-- Instructions to follow --
Each line of the material must be repeated precisely, with the pictures left out.

- - -

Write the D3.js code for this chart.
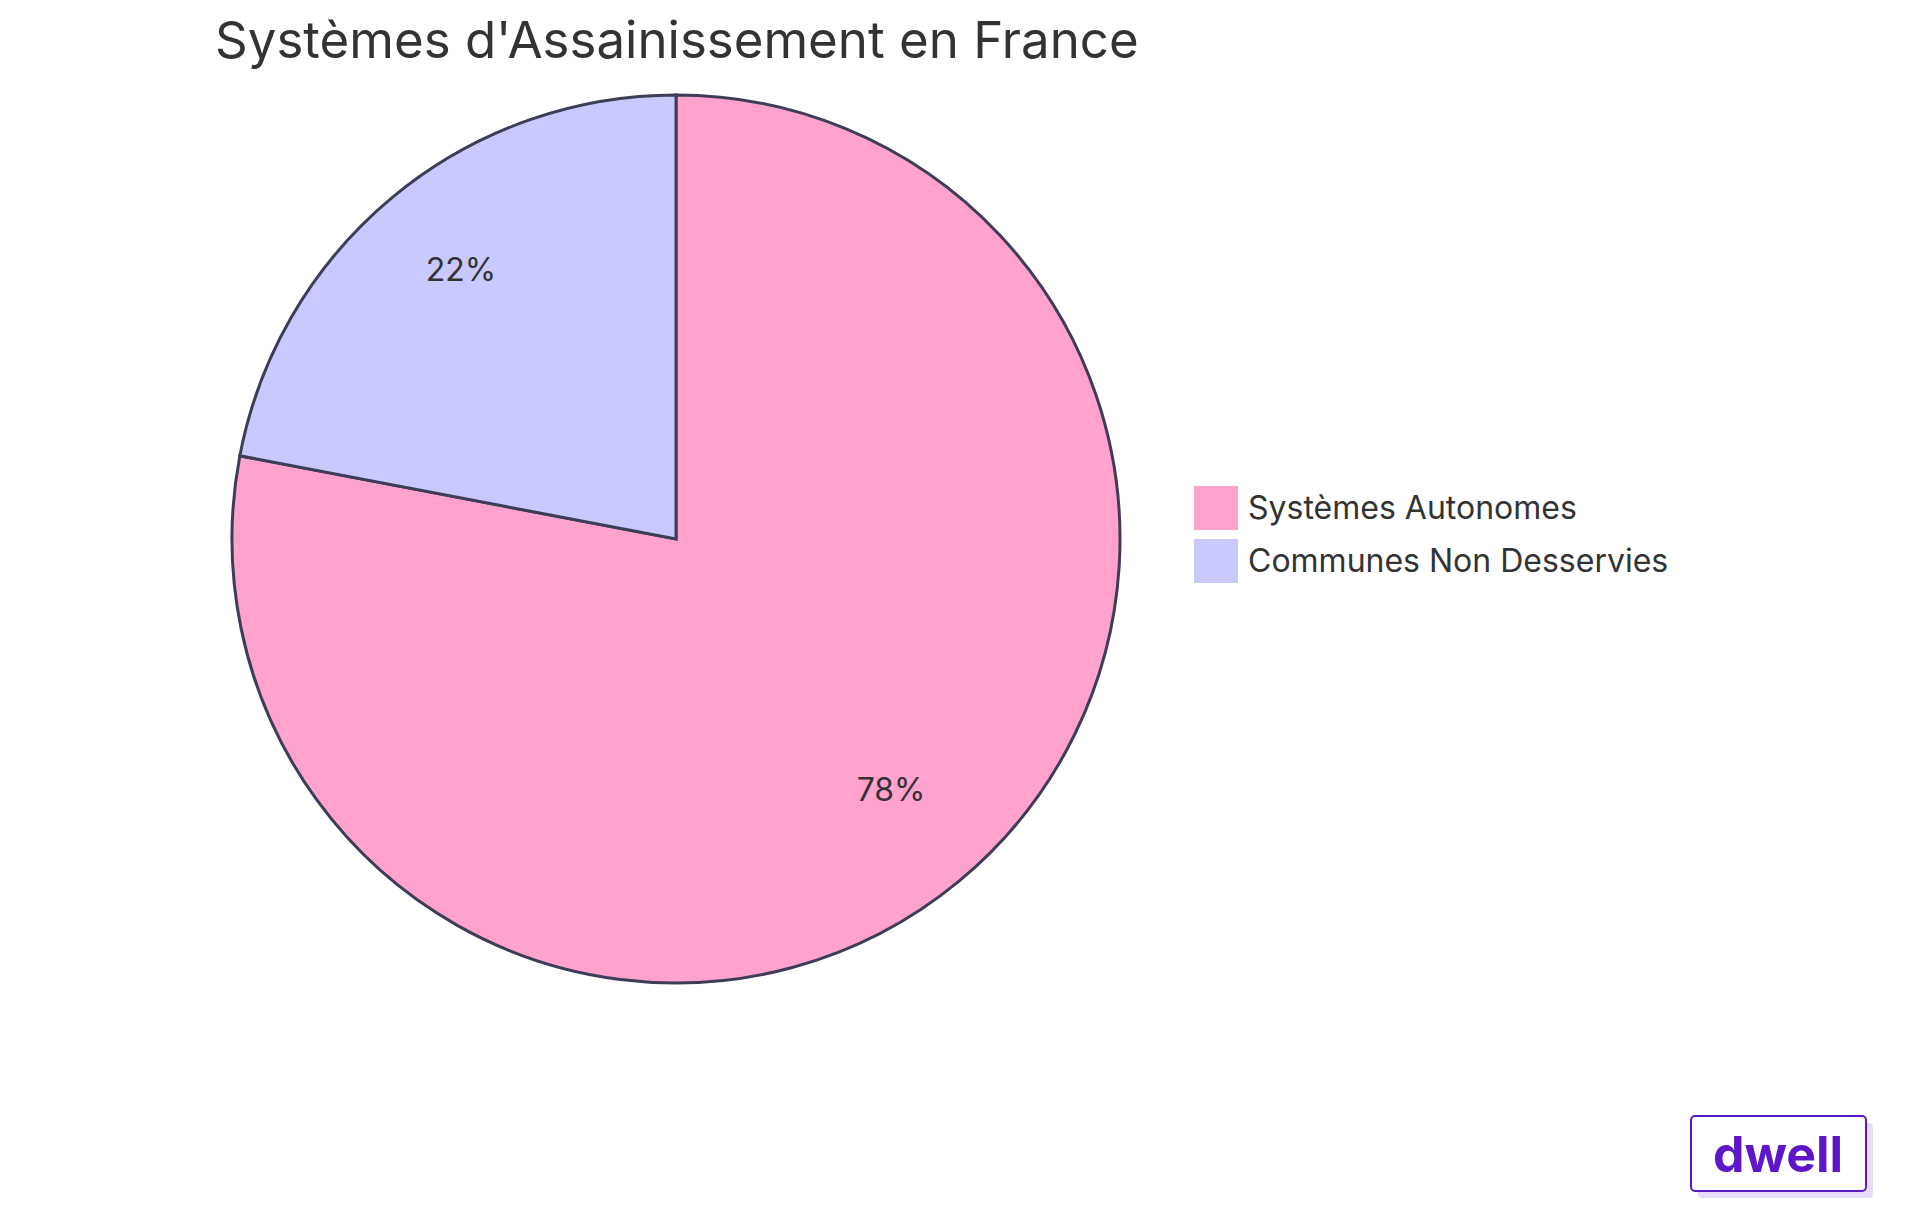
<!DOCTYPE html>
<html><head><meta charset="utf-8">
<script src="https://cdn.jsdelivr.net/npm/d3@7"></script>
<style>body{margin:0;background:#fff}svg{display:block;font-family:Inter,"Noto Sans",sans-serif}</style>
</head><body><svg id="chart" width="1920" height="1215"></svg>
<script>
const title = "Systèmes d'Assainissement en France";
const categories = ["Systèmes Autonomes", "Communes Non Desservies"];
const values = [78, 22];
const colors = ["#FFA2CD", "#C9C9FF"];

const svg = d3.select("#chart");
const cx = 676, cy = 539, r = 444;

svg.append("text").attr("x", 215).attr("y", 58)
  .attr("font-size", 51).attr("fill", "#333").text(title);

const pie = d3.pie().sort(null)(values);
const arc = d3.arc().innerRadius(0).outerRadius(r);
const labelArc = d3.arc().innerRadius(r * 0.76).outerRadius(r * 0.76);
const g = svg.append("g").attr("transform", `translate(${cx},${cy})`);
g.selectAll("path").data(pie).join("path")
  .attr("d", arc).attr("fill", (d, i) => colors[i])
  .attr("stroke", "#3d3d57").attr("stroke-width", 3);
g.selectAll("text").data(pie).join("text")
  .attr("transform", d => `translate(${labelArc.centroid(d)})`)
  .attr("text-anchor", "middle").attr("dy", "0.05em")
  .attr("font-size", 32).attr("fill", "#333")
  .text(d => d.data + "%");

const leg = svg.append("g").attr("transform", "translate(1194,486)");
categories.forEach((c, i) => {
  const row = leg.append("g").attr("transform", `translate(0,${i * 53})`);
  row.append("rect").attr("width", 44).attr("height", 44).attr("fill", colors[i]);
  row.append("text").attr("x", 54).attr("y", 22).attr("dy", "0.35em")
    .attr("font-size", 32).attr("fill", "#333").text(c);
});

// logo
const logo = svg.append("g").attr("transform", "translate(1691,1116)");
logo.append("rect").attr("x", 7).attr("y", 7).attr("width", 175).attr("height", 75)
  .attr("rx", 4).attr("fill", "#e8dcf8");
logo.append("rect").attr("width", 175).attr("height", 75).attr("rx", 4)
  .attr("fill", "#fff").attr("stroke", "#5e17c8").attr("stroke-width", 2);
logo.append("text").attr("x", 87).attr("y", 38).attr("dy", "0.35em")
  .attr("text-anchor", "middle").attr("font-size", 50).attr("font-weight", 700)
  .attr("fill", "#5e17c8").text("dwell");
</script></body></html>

- - -

-- Completed exercise --
Write the D3.js code for this chart.
<!DOCTYPE html>
<html><head><meta charset="utf-8">
<script src="https://cdn.jsdelivr.net/npm/d3@7"></script>
<style>body{margin:0;background:#fff}svg{display:block;font-family:Inter,"Noto Sans",sans-serif}</style>
</head><body><svg id="chart" width="1920" height="1215"></svg>
<script>
const title = "Systèmes d'Assainissement en France";
const categories = ["Systèmes Autonomes", "Communes Non Desservies"];
const values = [78, 22];
const colors = ["#FFA2CD", "#C9C9FF"];

const svg = d3.select("#chart");
const cx = 676, cy = 539, r = 444;

svg.append("text").attr("x", 215).attr("y", 58)
  .attr("font-size", 51).attr("fill", "#333").text(title);

const pie = d3.pie().sort(null)(values);
const arc = d3.arc().innerRadius(0).outerRadius(r);
const labelArc = d3.arc().innerRadius(r * 0.76).outerRadius(r * 0.76);
const g = svg.append("g").attr("transform", `translate(${cx},${cy})`);
g.selectAll("path").data(pie).join("path")
  .attr("d", arc).attr("fill", (d, i) => colors[i])
  .attr("stroke", "#3d3d57").attr("stroke-width", 3);
g.selectAll("text").data(pie).join("text")
  .attr("transform", d => `translate(${labelArc.centroid(d)})`)
  .attr("text-anchor", "middle").attr("dy", "0.05em")
  .attr("font-size", 32).attr("fill", "#333")
  .text(d => d.data + "%");

const leg = svg.append("g").attr("transform", "translate(1194,486)");
categories.forEach((c, i) => {
  const row = leg.append("g").attr("transform", `translate(0,${i * 53})`);
  row.append("rect").attr("width", 44).attr("height", 44).attr("fill", colors[i]);
  row.append("text").attr("x", 54).attr("y", 22).attr("dy", "0.35em")
    .attr("font-size", 32).attr("fill", "#333").text(c);
});

// logo
const logo = svg.append("g").attr("transform", "translate(1691,1116)");
logo.append("rect").attr("x", 7).attr("y", 7).attr("width", 175).attr("height", 75)
  .attr("rx", 4).attr("fill", "#e8dcf8");
logo.append("rect").attr("width", 175).attr("height", 75).attr("rx", 4)
  .attr("fill", "#fff").attr("stroke", "#5e17c8").attr("stroke-width", 2);
logo.append("text").attr("x", 87).attr("y", 38).attr("dy", "0.35em")
  .attr("text-anchor", "middle").attr("font-size", 50).attr("font-weight", 700)
  .attr("fill", "#5e17c8").text("dwell");
</script></body></html>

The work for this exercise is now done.